Task to complete ▸ Give all the lines below again, exactly, with no pictures.

* begin *

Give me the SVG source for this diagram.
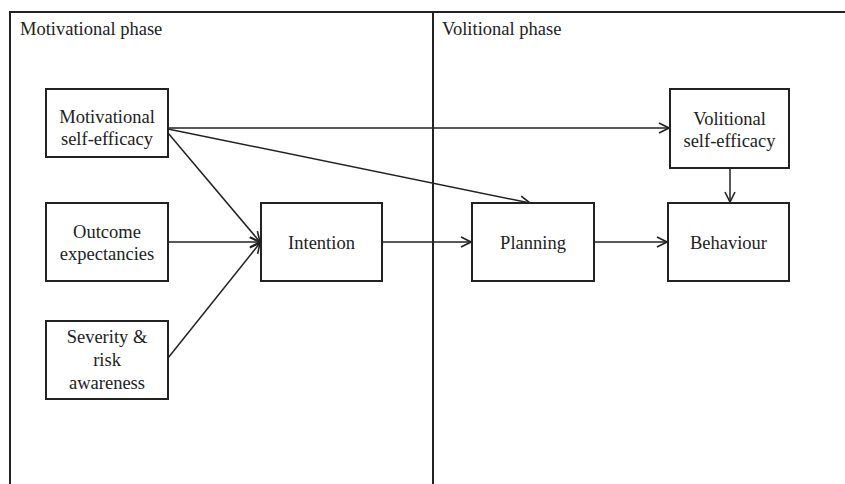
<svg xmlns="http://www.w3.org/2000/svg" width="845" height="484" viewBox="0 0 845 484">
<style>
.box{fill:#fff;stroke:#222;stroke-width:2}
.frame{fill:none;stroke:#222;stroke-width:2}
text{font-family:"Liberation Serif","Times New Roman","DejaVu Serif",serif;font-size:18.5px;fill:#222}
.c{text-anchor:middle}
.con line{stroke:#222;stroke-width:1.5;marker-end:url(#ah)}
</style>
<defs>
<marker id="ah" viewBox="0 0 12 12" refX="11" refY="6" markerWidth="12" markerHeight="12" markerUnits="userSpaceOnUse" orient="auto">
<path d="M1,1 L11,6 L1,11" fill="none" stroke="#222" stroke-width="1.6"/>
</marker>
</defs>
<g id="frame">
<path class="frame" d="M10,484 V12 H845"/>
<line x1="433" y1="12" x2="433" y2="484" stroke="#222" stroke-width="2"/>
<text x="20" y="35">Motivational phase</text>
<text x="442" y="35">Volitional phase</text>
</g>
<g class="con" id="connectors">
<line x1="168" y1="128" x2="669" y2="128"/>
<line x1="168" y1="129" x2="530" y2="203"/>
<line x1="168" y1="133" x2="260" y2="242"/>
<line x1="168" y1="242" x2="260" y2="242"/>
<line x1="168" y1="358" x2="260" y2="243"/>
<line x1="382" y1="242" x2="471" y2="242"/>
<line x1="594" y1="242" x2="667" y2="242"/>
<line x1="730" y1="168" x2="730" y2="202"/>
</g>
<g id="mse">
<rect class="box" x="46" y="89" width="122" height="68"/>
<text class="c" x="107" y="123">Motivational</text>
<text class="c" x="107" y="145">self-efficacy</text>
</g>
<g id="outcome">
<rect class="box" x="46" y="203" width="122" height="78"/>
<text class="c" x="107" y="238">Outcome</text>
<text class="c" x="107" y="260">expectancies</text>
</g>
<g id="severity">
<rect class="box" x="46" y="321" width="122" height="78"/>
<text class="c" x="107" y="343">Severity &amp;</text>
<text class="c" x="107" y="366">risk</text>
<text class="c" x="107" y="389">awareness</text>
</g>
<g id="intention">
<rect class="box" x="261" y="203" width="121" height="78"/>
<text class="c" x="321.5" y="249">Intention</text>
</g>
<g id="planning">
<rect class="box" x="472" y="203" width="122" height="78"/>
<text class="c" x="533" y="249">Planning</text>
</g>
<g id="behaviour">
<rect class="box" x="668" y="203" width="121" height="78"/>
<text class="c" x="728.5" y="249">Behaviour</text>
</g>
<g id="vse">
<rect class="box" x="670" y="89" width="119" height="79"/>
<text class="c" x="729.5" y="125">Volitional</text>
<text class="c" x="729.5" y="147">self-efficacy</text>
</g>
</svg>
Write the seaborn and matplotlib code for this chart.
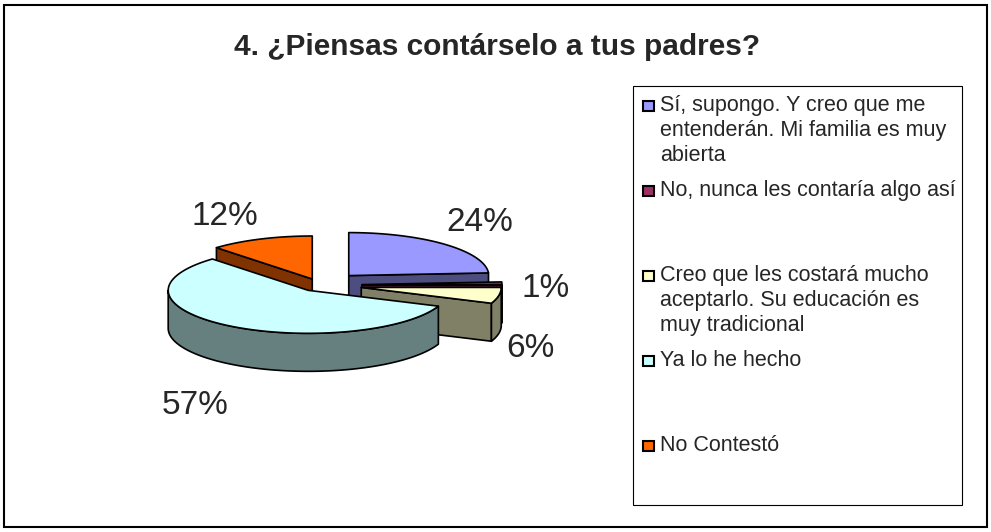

* end *

Response to this task ▸
Give me the SVG source for this diagram.
<svg xmlns="http://www.w3.org/2000/svg" width="845" height="484" viewBox="0 0 845 484">
<style>
.box{fill:#fff;stroke:#222;stroke-width:2}
.frame{fill:none;stroke:#222;stroke-width:2}
text{font-family:"Liberation Serif","Times New Roman","DejaVu Serif",serif;font-size:18.5px;fill:#222}
.c{text-anchor:middle}
.con line{stroke:#222;stroke-width:1.5;marker-end:url(#ah)}
</style>
<defs>
<marker id="ah" viewBox="0 0 12 12" refX="11" refY="6" markerWidth="12" markerHeight="12" markerUnits="userSpaceOnUse" orient="auto">
<path d="M1,1 L11,6 L1,11" fill="none" stroke="#222" stroke-width="1.6"/>
</marker>
</defs>
<g id="frame">
<path class="frame" d="M10,484 V12 H845"/>
<line x1="433" y1="12" x2="433" y2="484" stroke="#222" stroke-width="2"/>
<text x="20" y="35">Motivational phase</text>
<text x="442" y="35">Volitional phase</text>
</g>
<g class="con" id="connectors">
<line x1="168" y1="128" x2="669" y2="128"/>
<line x1="168" y1="129" x2="530" y2="203"/>
<line x1="168" y1="133" x2="260" y2="242"/>
<line x1="168" y1="242" x2="260" y2="242"/>
<line x1="168" y1="358" x2="260" y2="243"/>
<line x1="382" y1="242" x2="471" y2="242"/>
<line x1="594" y1="242" x2="667" y2="242"/>
<line x1="730" y1="168" x2="730" y2="202"/>
</g>
<g id="mse">
<rect class="box" x="46" y="89" width="122" height="68"/>
<text class="c" x="107" y="123">Motivational</text>
<text class="c" x="107" y="145">self-efficacy</text>
</g>
<g id="outcome">
<rect class="box" x="46" y="203" width="122" height="78"/>
<text class="c" x="107" y="238">Outcome</text>
<text class="c" x="107" y="260">expectancies</text>
</g>
<g id="severity">
<rect class="box" x="46" y="321" width="122" height="78"/>
<text class="c" x="107" y="343">Severity &amp;</text>
<text class="c" x="107" y="366">risk</text>
<text class="c" x="107" y="389">awareness</text>
</g>
<g id="intention">
<rect class="box" x="261" y="203" width="121" height="78"/>
<text class="c" x="321.5" y="249">Intention</text>
</g>
<g id="planning">
<rect class="box" x="472" y="203" width="122" height="78"/>
<text class="c" x="533" y="249">Planning</text>
</g>
<g id="behaviour">
<rect class="box" x="668" y="203" width="121" height="78"/>
<text class="c" x="728.5" y="249">Behaviour</text>
</g>
<g id="vse">
<rect class="box" x="670" y="89" width="119" height="79"/>
<text class="c" x="729.5" y="125">Volitional</text>
<text class="c" x="729.5" y="147">self-efficacy</text>
</g>
</svg>
Write the seaborn and matplotlib code for this chart.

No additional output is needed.